= A Nasty Boy =

LGBTQ magazine in Nigeria

A Nasty Boy is a Nigerian fashion magazine founded on February 19, 2017. It is Nigeria's first LGBTQ magazine. The publication chronicles and celebrates underground stories, people, and voices through the lens of Nigeria's marginalized LGBTQ community. A Nasty Boy was founded by Richard Akuson, a Nigerian lawyer, fashion journalist, writer, editor, and PR executive. In June 2017, A Nasty Boy was featured in a CNN article. that launched it to the international spotlight. Soon afterward, Dazed declared the publication as Nigeria's most controversial fashion magazine, and Vogue editors listed A Nasty Boy on their What to Read this Fall as selected by Vogue editors.
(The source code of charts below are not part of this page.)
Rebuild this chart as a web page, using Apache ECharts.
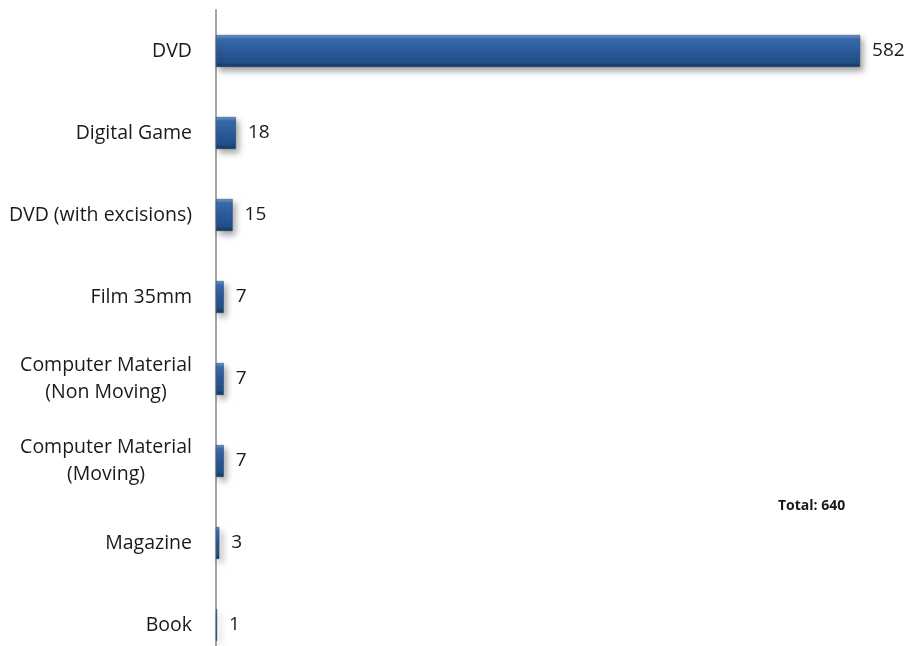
<!DOCTYPE html>
<html>
<head>
<meta charset="utf-8">
<script src="https://cdn.jsdelivr.net/npm/echarts@6/dist/echarts.min.js"></script>
<style>
  html, body { margin: 0; padding: 0; background: #ffffff; overflow: hidden; }
  /* the chart runs slightly past the lower window edge, so the last band is cut */
  #chart { width: 911px; height: 666px; }
</style>
</head>
<body>
<div id="chart"></div>
<script>
// Item counts by format
const categories = [
  'DVD',
  'Digital Game',
  'DVD (with excisions)',
  'Film 35mm',
  'Computer Material\n(Non Moving)',
  'Computer Material\n(Moving)',
  'Magazine',
  'Book'
];
const counts = [582, 18, 15, 7, 7, 7, 3, 1];
const totalText = 'Total: 640';

const FONT = '"Open Sans", Lato, sans-serif';

const chart = echarts.init(document.getElementById('chart'));

// Bevelled bar fill: light top edge, dark lower edge
const barFill = new echarts.graphic.LinearGradient(0, 0, 0, 1, [
  { offset: 0.00, color: '#6d9ad3' },
  { offset: 0.12, color: '#3a6cae' },
  { offset: 0.45, color: '#2c5c9c' },
  { offset: 0.85, color: '#234f88' },
  { offset: 1.00, color: '#15345c' }
]);

chart.setOption({
  backgroundColor: '#ffffff',
  animation: false,
  grid: { left: 216, right: 31, top: 10, bottom: 0 },
  xAxis: {
    type: 'value',
    min: 0,
    max: 600,
    show: false
  },
  yAxis: {
    type: 'category',
    inverse: true,
    data: categories,
    axisLine: { show: true, lineStyle: { color: '#a6a6a6', width: 2 } },
    axisTick: { show: false },
    axisLabel: {
      margin: 24,
      color: '#1a1a1a',
      fontFamily: FONT,
      fontSize: 19.5,
      lineHeight: 27,
      formatter: function (v) {
        return v.indexOf('\n') >= 0 ? '{m|' + v + '}' : v;
      },
      rich: {
        m: {
          width: 172,
          align: 'center',
          color: '#1a1a1a',
          fontFamily: FONT,
          fontSize: 19.5,
          lineHeight: 27
        }
      }
    }
  },
  series: [{
    type: 'bar',
    data: counts,
    barWidth: 32,
    itemStyle: {
      color: barFill,
      borderColor: '#1d4272',
      borderWidth: 0.5,
      shadowColor: 'rgba(0,0,0,0.35)',
      shadowBlur: 6,
      shadowOffsetX: 3,
      shadowOffsetY: 4
    },
    label: {
      show: true,
      position: 'right',
      distance: 12,
      color: '#1a1a1a',
      fontFamily: FONT,
      fontSize: 19
    }
  }],
  graphic: [{
    type: 'text',
    left: 778,
    top: 499,
    style: {
      text: totalText,
      fill: '#1a1a1a',
      font: 'bold 14px ' + FONT
    }
  }]
});
</script>
</body>
</html>
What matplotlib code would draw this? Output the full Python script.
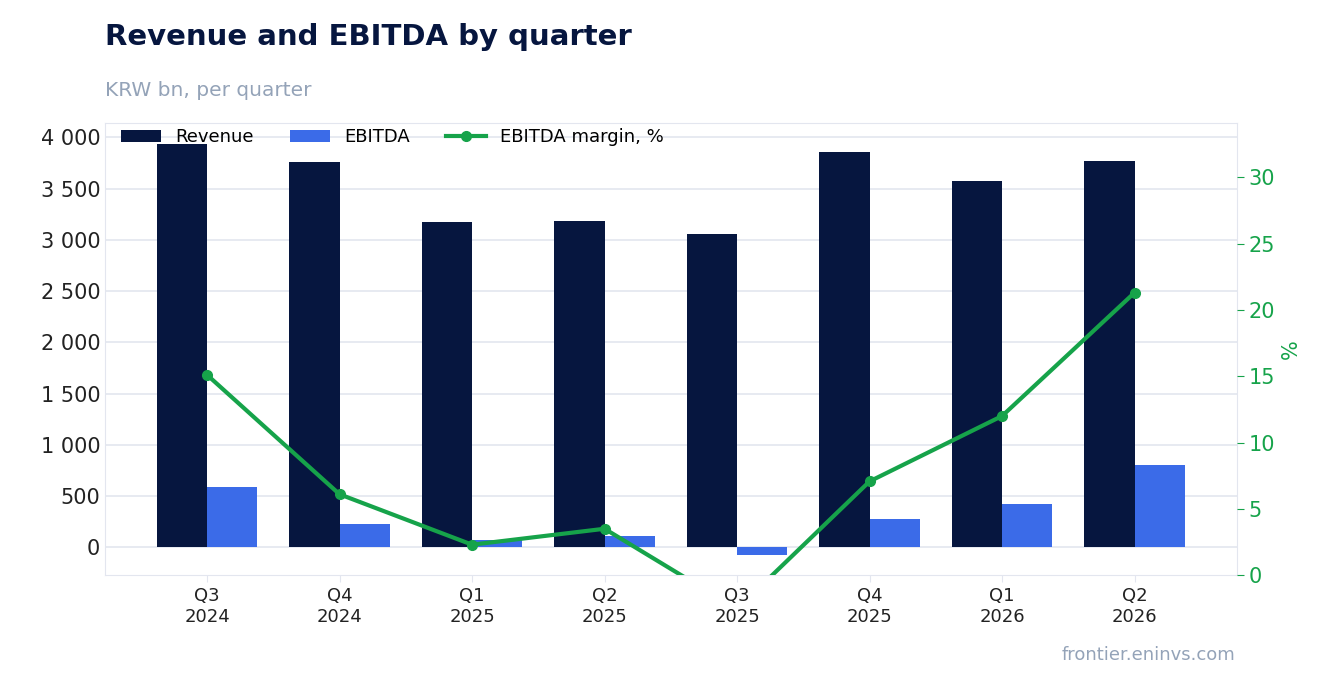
import matplotlib
matplotlib.use("Agg")
import matplotlib.pyplot as plt
import numpy as np

quarters = ["Q3\n2024", "Q4\n2024", "Q1\n2025", "Q2\n2025", "Q3\n2025", "Q4\n2025", "Q1\n2026", "Q2\n2026"]
revenue = [3932, 3756, 3171, 3180, 3054, 3854, 3571, 3766]
ebitda = [585, 224, 68, 107, -78, 273, 420, 800]
margin = [15.1, 6.1, 2.3, 3.5, -2.55, 7.07, 12.0, 21.3]

navy = "#06163f"; blue = "#3b6be8"; green = "#16a34a"; grid = "#e3e6ef"

fig = plt.figure(figsize=(13.36, 6.93), dpi=100)
ax = fig.add_axes([0.0786, 0.170, 0.847, 0.652])
x = np.arange(len(quarters))
w = 0.38
ax.bar(x - w/2, revenue, w, color=navy, label="Revenue", zorder=2)
ax.bar(x + w/2, ebitda, w, color=blue, label="EBITDA", zorder=2)
ax.set_ylim(-273, 4137)
ax.set_xlim(-0.77, 7.77)
ax.set_yticks(range(0, 4001, 500))
ax.set_yticklabels([f"{v:,}".replace(",", " ") for v in range(0, 4001, 500)])
ax.grid(axis="y", color=grid, lw=1.2, zorder=0)
ax.set_xticks(x)
ax.set_xticklabels(quarters, fontsize=13, color="#222")
ax.tick_params(axis="y", labelsize=15, length=0, colors="#222")
ax.tick_params(axis="x", length=5, color=grid)
for s in ax.spines.values():
    s.set_color(grid)

ax2 = ax.twinx()
ax2.plot(x, margin, color=green, lw=3, marker="o", ms=7, label="EBITDA margin, %", zorder=3)
ax2.set_ylim(0, 34.06)
ax2.set_yticks(range(0, 31, 5))
ax2.tick_params(axis="y", labelsize=15, colors=green, length=5)
ax2.set_ylabel("%", color=green, fontsize=15)
for s in ax2.spines.values():
    s.set_visible(False)

h1, l1 = ax.get_legend_handles_labels()
h2, l2 = ax2.get_legend_handles_labels()
ax.legend(h1 + h2, l1 + l2, loc="upper left", ncol=3, frameon=False, fontsize=13,
          bbox_to_anchor=(0.0, 1.025), handlelength=2.2, columnspacing=2.0)

fig.text(0.0786, 0.935, "Revenue and EBITDA by quarter", fontsize=21, fontweight="bold", color=navy)
fig.text(0.0786, 0.862, "KRW bn, per quarter", fontsize=14.5, color="#94a3b8")
fig.text(0.925, 0.048, "frontier.eninvs.com", fontsize=13, color="#94a3b8", ha="right")
fig.savefig("out.png", dpi=100)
The magazine has since enjoyed fawning profiles on The Guardian, BBC, France24's The Observers, 1843 Magazine, i-D, OkayAfrica, Mic, amongst many others.

== Projects ==
Championing Diversity

For LGBT pride 2017, A Nasty Boy collaborated with WeTransfer and, creative network, The Dots to showcase the next generation of LGBTQ creative talent making waves around the world.

Nasty 40 List

In 2018, for A Nasty Boys inaugural list, the magazine highlighted 40 creatives who are disrupting the norm through art, photography, writing and more. The list featured artists such as Ruth Ossai, Adebayo Oke Lawal, Papa Oppong, Yagazie Emezi, and Rich Mnisi.

New Leadership

In January 2020, founder Richard Akuson announced that Vincent Desmond would take over as the new editor and publisher of the magazine.